* DIRECTION *
Starting from the top of the material, restate each line exactly until the line that contains "-0.001284, -0.001285, -0.001285]", which is also copied. Pictures are excluded.

* SUPPLIED MATERIAL *
________

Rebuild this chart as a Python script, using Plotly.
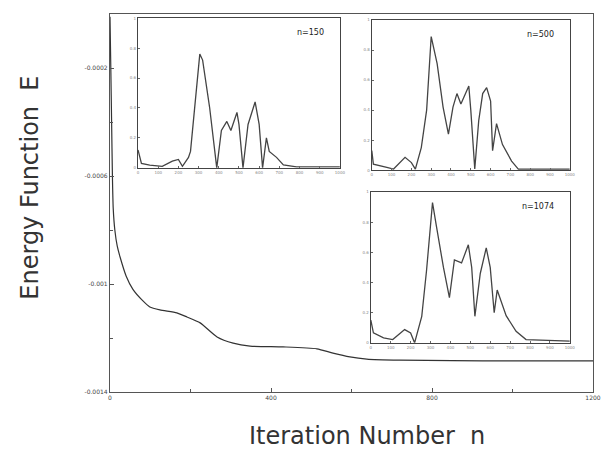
import plotly.graph_objects as go

# Main curve: energy function vs iteration number
n_main = [0, 2, 4, 6, 8, 12, 18, 25, 40, 57, 80, 99, 124, 166, 191, 224, 266, 306, 348, 430, 514, 554, 596, 638, 720, 850, 1000, 1200]
e_main = [-0.00001, -0.0002, -0.0004, -0.0006, -0.00072, -0.0008, -0.00086, -0.0009, -0.00097, -0.00102, -0.00106, -0.001085, -0.001096, -0.001107, -0.001122, -0.001144, -0.001196, -0.001219, -0.00123, -0.001233, -0.00124, -0.001256, -0.00127, -0.001278, -0.001282, -0.001284, -0.001285, -0.001285]

# Inset curves (relative units)
x_150 = [0, 17, 58, 120, 170, 200, 220, 250, 260, 280, 306, 320, 355, 390, 413, 440, 460, 490, 500, 520, 545, 580, 600, 617, 636, 650, 686, 720, 785, 1000]
y_150 = [0.12, 0.03, 0.018, 0.01, 0.045, 0.056, 0.01, 0.07, 0.11, 0.38, 0.76, 0.72, 0.40, 0.0, 0.25, 0.31, 0.25, 0.37, 0.29, 0.0, 0.29, 0.44, 0.29, 0.0, 0.2, 0.11, 0.07, 0.02, 0.007, 0.007]

x_500 = [0, 8, 76, 110, 168, 200, 220, 250, 277, 300, 330, 360, 387, 410, 430, 450, 490, 500, 520, 540, 560, 580, 600, 610, 630, 660, 706, 740, 1000]
y_500 = [0.13, 0.04, 0.018, 0.007, 0.085, 0.05, 0.007, 0.15, 0.40, 0.89, 0.71, 0.42, 0.24, 0.42, 0.51, 0.44, 0.56, 0.40, 0.007, 0.33, 0.51, 0.55, 0.46, 0.13, 0.31, 0.17, 0.06, 0.007, 0.007]

x_1074 = [0, 13, 64, 110, 170, 200, 220, 256, 280, 310, 330, 365, 395, 420, 456, 490, 507, 523, 550, 580, 600, 620, 635, 680, 730, 780, 1000]
y_1074 = [0.15, 0.066, 0.033, 0.022, 0.088, 0.066, 0.0, 0.176, 0.48, 0.93, 0.77, 0.5, 0.3, 0.55, 0.53, 0.65, 0.5, 0.176, 0.46, 0.63, 0.5, 0.2, 0.35, 0.18, 0.077, 0.022, 0.011]

inset_labels = ["n=150", "n=500", "n=1074"]

main_xticks = [0, 400, 800, 1200]
main_yticks = [-0.0002, -0.0006, -0.001, -0.0014]
main_ytick_text = ["-0.0002", "-0.0006", "-0.001", "-0.0014"]
inset_xticks = [0, 100, 200, 300, 400, 500, 600, 700, 800, 900, 1000]
inset_yticks = [0, 0.2, 0.4, 0.6, 0.8, 1.0]

x_title = "Iteration Number&nbsp;&nbsp;n"
y_title = "Energy Function&nbsp;&nbsp;E"

fig = go.Figure()
line_col = "#333333"
fig.add_trace(go.Scatter(x=n_main, y=e_main, mode="lines", line=dict(color=line_col, width=1.2, shape="spline", smoothing=0.6), xaxis="x", yaxis="y", showlegend=False))

insets = [(x_150, y_150, "x2", "y2"), (x_500, y_500, "x3", "y3"), (x_1074, y_1074, "x4", "y4")]
for xs, ys, xa, ya in insets:
    fig.add_trace(go.Scatter(x=xs, y=ys, mode="lines", line=dict(color="#444444", width=1.3), xaxis=xa, yaxis=ya, showlegend=False))

axis_common = dict(showline=True, linecolor="#555555", linewidth=1.3, mirror=True, showgrid=False, zeroline=False, ticks="inside", ticklen=4, tickcolor="#555555")

layout = dict(
    width=613, height=452,
    margin=dict(l=110, r=20, t=14, b=60),
    paper_bgcolor="white", plot_bgcolor="white",
    font=dict(family="DejaVu Sans", color="#333333"),
    xaxis=dict(domain=[0, 1], range=[0, 1200], tickvals=main_xticks, ticktext=[str(v) for v in main_xticks],
               tickfont=dict(size=6, color="#444444"), minor=dict(tickvals=[200, 600, 1000], ticks="inside", ticklen=3, tickcolor="#555555"),
               **axis_common),
    yaxis=dict(domain=[0, 1], range=[-0.0014, 0], tickvals=main_yticks, ticktext=main_ytick_text,
               tickfont=dict(size=6, color="#444444"), minor=dict(tickvals=[-0.0004, -0.0008, -0.0012], ticks="inside", ticklen=3, tickcolor="#555555"),
               **axis_common),
)

domains = [([0.058, 0.476], [0.593, 0.989]), ([0.542, 0.952], [0.587, 0.984]), ([0.540, 0.952], [0.130, 0.529])]
inset_ax_common = dict(showline=True, linecolor="#444444", linewidth=1.2, mirror=True, showgrid=False, zeroline=False,
                       ticks="inside", ticklen=2, tickcolor="#666666", tickfont=dict(size=4, color="#888888"))
for i, (dx, dy) in enumerate(domains):
    k = i + 2
    layout[f"xaxis{k}"] = dict(domain=dx, anchor=f"y{k}", range=[0, 1000], tickvals=inset_xticks, **inset_ax_common)
    layout[f"yaxis{k}"] = dict(domain=dy, anchor=f"x{k}", range=[0, 1.0], tickvals=inset_yticks, **inset_ax_common)

fig.update_layout(**layout)

for i, lbl in enumerate(inset_labels):
    k = i + 2
    fig.add_annotation(text=lbl, xref=f"x{k} domain", yref=f"y{k} domain", x=0.93, y=0.95,
                       xanchor="right", yanchor="top", showarrow=False, font=dict(size=8, color="#222222"))

fig.add_annotation(text=x_title, xref="paper", yref="paper", x=0.532, y=-0.116, xanchor="center", yanchor="middle",
                   showarrow=False, font=dict(size=24, color="#333333"))
fig.add_annotation(text=y_title, xref="paper", yref="paper", x=-0.166, y=0.54, xanchor="center", yanchor="middle",
                   textangle=-90, showarrow=False, font=dict(size=24, color="#333333"))

fig.write_html("out.html", config={"displayModeBar": False}, post_script="document.body.style.margin='0';")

________

* ANSWER TO THE EXERCISE *
Rebuild this chart as a Python script, using Plotly.
import plotly.graph_objects as go

# Main curve: energy function vs iteration number
n_main = [0, 2, 4, 6, 8, 12, 18, 25, 40, 57, 80, 99, 124, 166, 191, 224, 266, 306, 348, 430, 514, 554, 596, 638, 720, 850, 1000, 1200]
e_main = [-0.00001, -0.0002, -0.0004, -0.0006, -0.00072, -0.0008, -0.00086, -0.0009, -0.00097, -0.00102, -0.00106, -0.001085, -0.001096, -0.001107, -0.001122, -0.001144, -0.001196, -0.001219, -0.00123, -0.001233, -0.00124, -0.001256, -0.00127, -0.001278, -0.001282, -0.001284, -0.001285, -0.001285]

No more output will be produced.